* BEGIN GIVEN DATA *
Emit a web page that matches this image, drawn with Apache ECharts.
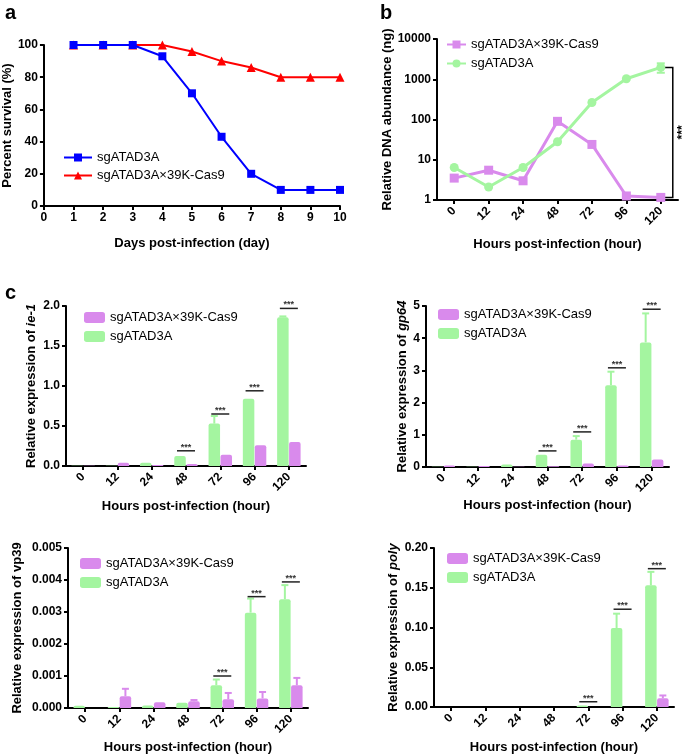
<!DOCTYPE html>
<html>
<head>
<meta charset="utf-8">
<script src="https://cdn.jsdelivr.net/npm/echarts@6/dist/echarts.min.js"></script>
<style>
html,body{margin:0;padding:0;background:#fff}
#box{width:685px;height:755px}
</style>
</head>
<body>
<div id="box"></div>
<script>
// panel a - survival
const days = [1, 2, 3, 4, 5, 6, 7, 8, 9, 10]
const survivalKO = [100, 100, 100, 93, 70, 43, 20, 10, 10, 10]
const survivalCas9 = [100, 100, 100, 100, 96, 90, 86, 80, 80, 80]

// panel b - DNA abundance (log)
const hours = ['0', '12', '24', '48', '72', '96', '120']
const dnaCas9 = [3.5, 5.5, 3.0, 90, 24, 1.26, 1.16]
const dnaKO = [6.4, 2.1, 6.4, 28, 265, 1030, 1970]
const dnaKOErr = [0, 0, 0, 0, 0, 0, 520]

// panel c - relative expression
const ie1KO = [0.002, 0.004, 0.04, 0.125, 0.53, 0.84, 1.86]
const ie1KOErr = [0, 0, 0, 0, 0.095, 0, 0.01]
const ie1Cas9 = [0.002, 0.04, 0.012, 0.025, 0.14, 0.26, 0.30]
const ie1Cas9Err = [0, 0, 0, 0, 0, 0, 0]
const ie1Sig = [null, null, null, 0.19, 0.65, 0.94, 1.97]

const gp64KO = [0.01, 0.005, 0.08, 0.38, 0.85, 2.54, 3.87]
const gp64KOErr = [0, 0, 0, 0, 0.11, 0.42, 0.9]
const gp64Cas9 = [0.05, 0.03, 0.005, 0.02, 0.11, 0.05, 0.23]
const gp64Cas9Err = [0, 0, 0, 0, 0, 0, 0]
const gp64Sig = [null, null, null, 0.5, 1.09, 3.08, 4.9]

const vp39KO = [0.00007, 0.00003, 0.00008, 0.000165, 0.00071, 0.00298, 0.0034]
const vp39KOErr = [0, 0, 0, 0, 0.00018, 0.00044, 0.00044]
const vp39Cas9 = [0, 0.00037, 0.00018, 0.00021, 0.00027, 0.0003, 0.00071]
const vp39Cas9Err = [0, 0.00023, 0, 0.00004, 0.0002, 0.0002, 0.00023]
const vp39Sig = [null, null, null, null, 0.001, 0.00348, 0.00394]

const polyKO = [0, 0, 0, 0, 0.002, 0.0994, 0.153]
const polyKOErr = [0, 0, 0, 0, 0, 0.018, 0.017]
const polyCas9 = [0, 0, 0, 0, 0, 0, 0.011]
const polyCas9Err = [0, 0, 0, 0, 0, 0, 0.0035]
const polySig = [null, null, null, null, 0.0066, 0.123, 0.174]

const FONT = 'Liberation Sans, Arial, sans-serif'
const GREEN = '#a4f5a0'
const PURPLE = '#d98aec'
const BAR_W = 11.5
const BAR_GAP = 0.04

const box = document.getElementById('box')
const myChart = echarts.init(box)

const axisBase = {
  axisLine: {show: true, lineStyle: {color: '#000', width: 2}},
  axisTick: {show: true, length: 4, lineStyle: {color: '#000', width: 2}},
  splitLine: {show: false},
  axisLabel: {color: '#000', fontWeight: 'bold', fontSize: 12, fontFamily: FONT, margin: 6},
  nameLocation: 'middle',
  nameTextStyle: {color: '#000', fontWeight: 'bold', fontSize: 13, fontFamily: FONT,
    rich: {i: {fontStyle: 'italic', fontWeight: 'bold', fontSize: 13, fontFamily: FONT, color: '#000'}}}
}

function hourAxis(gi, gap) {
  return Object.assign({}, axisBase, {
    gridIndex: gi, type: 'category', data: hours, boundaryGap: true,
    name: 'Hours post-infection (hour)', nameGap: gap,
    axisTick: {show: true, alignWithLabel: true, length: 4, lineStyle: {color: '#000', width: 2}},
    axisLabel: Object.assign({}, axisBase.axisLabel, {rotate: 45, interval: 0, margin: 9})
  })
}

function valAxis(gi, max, interval, digits, name, gap) {
  return Object.assign({}, axisBase, {
    gridIndex: gi, type: 'value', min: 0, max: max, interval: interval,
    name: name, nameGap: gap,
    axisLabel: Object.assign({}, axisBase.axisLabel, {formatter: v => v.toFixed(digits)})
  })
}

function errRender(dx, color) {
  return function (params, api) {
    const i = api.value(0), v = api.value(1), e = api.value(2)
    if (!e) return
    const p0 = api.coord([i, v]), p1 = api.coord([i, v + e])
    const x = p0[0] + dx
    return {type: 'group', children: [
      {type: 'line', shape: {x1: x, y1: p0[1], x2: x, y2: p1[1]}, style: {stroke: color, lineWidth: 2}},
      {type: 'line', shape: {x1: x - 3.5, y1: p1[1], x2: x + 3.5, y2: p1[1]}, style: {stroke: color, lineWidth: 2}}
    ]}
  }
}

function sigRender(params, api) {
  const p = api.coord([api.value(0), api.value(1)])
  return {type: 'group', children: [
    {type: 'line', shape: {x1: p[0] - 9, y1: p[1], x2: p[0] + 9, y2: p[1]}, style: {stroke: '#222', lineWidth: 1.5}},
    {type: 'text', x: p[0], y: p[1] + 1, style: {text: '***', fill: '#333', fontSize: 9, fontWeight: 'bold',
      fontFamily: FONT, align: 'center', verticalAlign: 'bottom'}}
  ]}
}

function barPanel(gi, ko, koErr, cas9, cas9Err, sig) {
  const off = BAR_W * (1 + BAR_GAP) / 2
  return [
    {name: 'c' + gi + '_ko', type: 'bar', xAxisIndex: gi, yAxisIndex: gi, data: ko,
      barWidth: BAR_W, barGap: (BAR_GAP * 100) + '%', itemStyle: {color: GREEN, borderRadius: [2, 2, 0, 0]}},
    {name: 'c' + gi + '_cas9', type: 'bar', xAxisIndex: gi, yAxisIndex: gi, data: cas9,
      barWidth: BAR_W, itemStyle: {color: PURPLE, borderRadius: [2, 2, 0, 0]}},
    {type: 'custom', xAxisIndex: gi, yAxisIndex: gi, renderItem: errRender(-off, GREEN),
      data: ko.map((v, i) => [i, v, koErr[i]]), encode: {x: 0, y: 1}, silent: true},
    {type: 'custom', xAxisIndex: gi, yAxisIndex: gi, renderItem: errRender(off, PURPLE),
      data: cas9.map((v, i) => [i, v, cas9Err[i]]), encode: {x: 0, y: 1}, silent: true},
    {type: 'custom', xAxisIndex: gi, yAxisIndex: gi, renderItem: sigRender,
      data: sig.map((s, i) => s == null ? null : [i, s]).filter(Boolean), encode: {x: 0, y: 1}, silent: true}
  ]
}

const legendText = n => n.endsWith('_ko') ? 'sgATAD3A' : 'sgATAD3A×39K-Cas9'

function barLegend(gi, left, top) {
  return {
    left: left, top: top, orient: 'vertical', itemWidth: 21, itemHeight: 11, itemGap: 6, itemTextGap: 7,
    icon: 'roundRect', data: ['c' + gi + '_cas9', 'c' + gi + '_ko'],
    textStyle: {color: '#000', fontSize: 13, fontFamily: FONT},
    formatter: legendText
  }
}

const option = {
  animation: false,
  title: [
    {text: 'a', left: 0, top: -2, textStyle: {fontSize: 20, fontWeight: 'bold', fontFamily: FONT, color: '#000'}},
    {text: 'b', left: 375, top: -2, textStyle: {fontSize: 20, fontWeight: 'bold', fontFamily: FONT, color: '#000'}},
    {text: 'c', left: 0, top: 278, textStyle: {fontSize: 20, fontWeight: 'bold', fontFamily: FONT, color: '#000'}}
  ],
  grid: [
    {left: 43, top: 45, width: 297, height: 161},
    {left: 437, top: 39, width: 241, height: 161},
    {left: 66, top: 306, width: 240, height: 160},
    {left: 426, top: 306, width: 243, height: 161},
    {left: 68, top: 548, width: 240, height: 161},
    {left: 434, top: 548, width: 240, height: 161}
  ],
  xAxis: [
    Object.assign({}, axisBase, {gridIndex: 0, type: 'value', min: 0, max: 10, interval: 1,
      name: 'Days post-infection (day)', nameGap: 31}),
    hourAxis(1, 38),
    hourAxis(2, 34),
    hourAxis(3, 32),
    hourAxis(4, 33),
    hourAxis(5, 34)
  ],
  yAxis: [
    valAxis(0, 100, 20, 0, 'Percent survival (%)', 27),
    Object.assign({}, axisBase, {gridIndex: 1, type: 'log', logBase: 10, min: 1, max: 10000,
      name: 'Relative DNA abundance (ng)', nameGap: 43,
      axisLabel: Object.assign({}, axisBase.axisLabel, {formatter: v => String(v)})}),
    valAxis(2, 2, 0.5, 1, 'Relative expression of {i|ie-1}', 28),
    valAxis(3, 5, 1, 0, 'Relative expression of {i|gp64}', 17),
    valAxis(4, 0.005, 0.001, 3, 'Relative expression of vp39', 44),
    valAxis(5, 0.2, 0.05, 2, 'Relative expression of {i|poly}', 34)
  ],
  legend: [
    {left: 58, top: 146, orient: 'vertical', itemWidth: 28, itemHeight: 10, itemGap: 5, itemTextGap: 5,
      data: ['a_ko', 'a_cas9'], textStyle: {color: '#000', fontSize: 13, fontFamily: FONT}, formatter: legendText},
    {left: 441, top: 33, orient: 'vertical', itemWidth: 19, itemHeight: 10, itemGap: 6, itemTextGap: 9,
      data: ['b_cas9', 'b_ko'], textStyle: {color: '#000', fontSize: 13, fontFamily: FONT}, formatter: legendText},
    barLegend(2, 79, 306),
    barLegend(3, 433, 303),
    barLegend(4, 75, 552),
    barLegend(5, 442, 547)
  ],
  series: [
    {name: 'a_cas9', type: 'line', xAxisIndex: 0, yAxisIndex: 0, data: days.map((d, i) => [d, survivalCas9[i]]),
      symbol: 'triangle', symbolSize: 9, lineStyle: {color: '#ff0000', width: 2}, itemStyle: {color: '#ff0000'}},
    {name: 'a_ko', type: 'line', xAxisIndex: 0, yAxisIndex: 0, data: days.map((d, i) => [d, survivalKO[i]]),
      symbol: 'rect', symbolSize: 8, lineStyle: {color: '#0000ff', width: 2}, itemStyle: {color: '#0000ff'}},
    {name: 'b_cas9', type: 'line', xAxisIndex: 1, yAxisIndex: 1, data: dnaCas9,
      symbol: 'rect', symbolSize: 9, lineStyle: {color: PURPLE, width: 3}, itemStyle: {color: PURPLE}},
    {name: 'b_ko', type: 'line', xAxisIndex: 1, yAxisIndex: 1, data: dnaKO,
      symbol: 'circle', symbolSize: 9, lineStyle: {color: GREEN, width: 3}, itemStyle: {color: GREEN}},
    {type: 'custom', xAxisIndex: 1, yAxisIndex: 1, silent: true, encode: {x: 0, y: 1},
      data: dnaKO.map((v, i) => [i, v, dnaKOErr[i]]),
      renderItem: function (params, api) {
        const i = api.value(0), v = api.value(1), e = api.value(2)
        if (!e) return
        const lo = api.coord([i, v - e]), hi = api.coord([i, v + e])
        return {type: 'group', children: [
          {type: 'line', shape: {x1: hi[0], y1: lo[1], x2: hi[0], y2: hi[1]}, style: {stroke: GREEN, lineWidth: 2}},
          {type: 'line', shape: {x1: hi[0] - 4, y1: hi[1], x2: hi[0] + 4, y2: hi[1]}, style: {stroke: GREEN, lineWidth: 2}},
          {type: 'line', shape: {x1: hi[0] - 4, y1: lo[1], x2: hi[0] + 4, y2: lo[1]}, style: {stroke: GREEN, lineWidth: 2}}
        ]}
      }},
    {type: 'custom', xAxisIndex: 1, yAxisIndex: 1, silent: true, encode: {x: 0, y: 1},
      data: [[6, dnaKO[6], dnaCas9[6]]],
      renderItem: function (params, api) {
        const top = api.coord([api.value(0), api.value(1)])
        const bot = api.coord([api.value(0), api.value(2)])
        const x = top[0] + 12
        return {type: 'group', children: [
          {type: 'polyline', shape: {points: [[x - 8, top[1]], [x, top[1]], [x, bot[1]], [x - 8, bot[1]]]},
            style: {stroke: '#000', lineWidth: 1.5, fill: null}},
          {type: 'text', x: x + 10, y: (top[1] + bot[1]) / 2, rotation: Math.PI / 2,
            style: {text: '***', fill: '#000', fontSize: 12, fontWeight: 'bold', fontFamily: FONT,
              align: 'center', verticalAlign: 'middle'}}
        ]}
      }}
  ]
    .concat(barPanel(2, ie1KO, ie1KOErr, ie1Cas9, ie1Cas9Err, ie1Sig))
    .concat(barPanel(3, gp64KO, gp64KOErr, gp64Cas9, gp64Cas9Err, gp64Sig))
    .concat(barPanel(4, vp39KO, vp39KOErr, vp39Cas9, vp39Cas9Err, vp39Sig))
    .concat(barPanel(5, polyKO, polyKOErr, polyCas9, polyCas9Err, polySig))
}

myChart.setOption(option)
</script>
</body>
</html>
* END GIVEN DATA *
» **EXERCISE OBJECTIVE**:
Write out, word for word, the lines from the start of the data through the one holding "80, 80, 80]". Omit pictures.

» **RESPONSE FOR THIS EXERCISE**:
Emit a web page that matches this image, drawn with Apache ECharts.
<!DOCTYPE html>
<html>
<head>
<meta charset="utf-8">
<script src="https://cdn.jsdelivr.net/npm/echarts@6/dist/echarts.min.js"></script>
<style>
html,body{margin:0;padding:0;background:#fff}
#box{width:685px;height:755px}
</style>
</head>
<body>
<div id="box"></div>
<script>
// panel a - survival
const days = [1, 2, 3, 4, 5, 6, 7, 8, 9, 10]
const survivalKO = [100, 100, 100, 93, 70, 43, 20, 10, 10, 10]
const survivalCas9 = [100, 100, 100, 100, 96, 90, 86, 80, 80, 80]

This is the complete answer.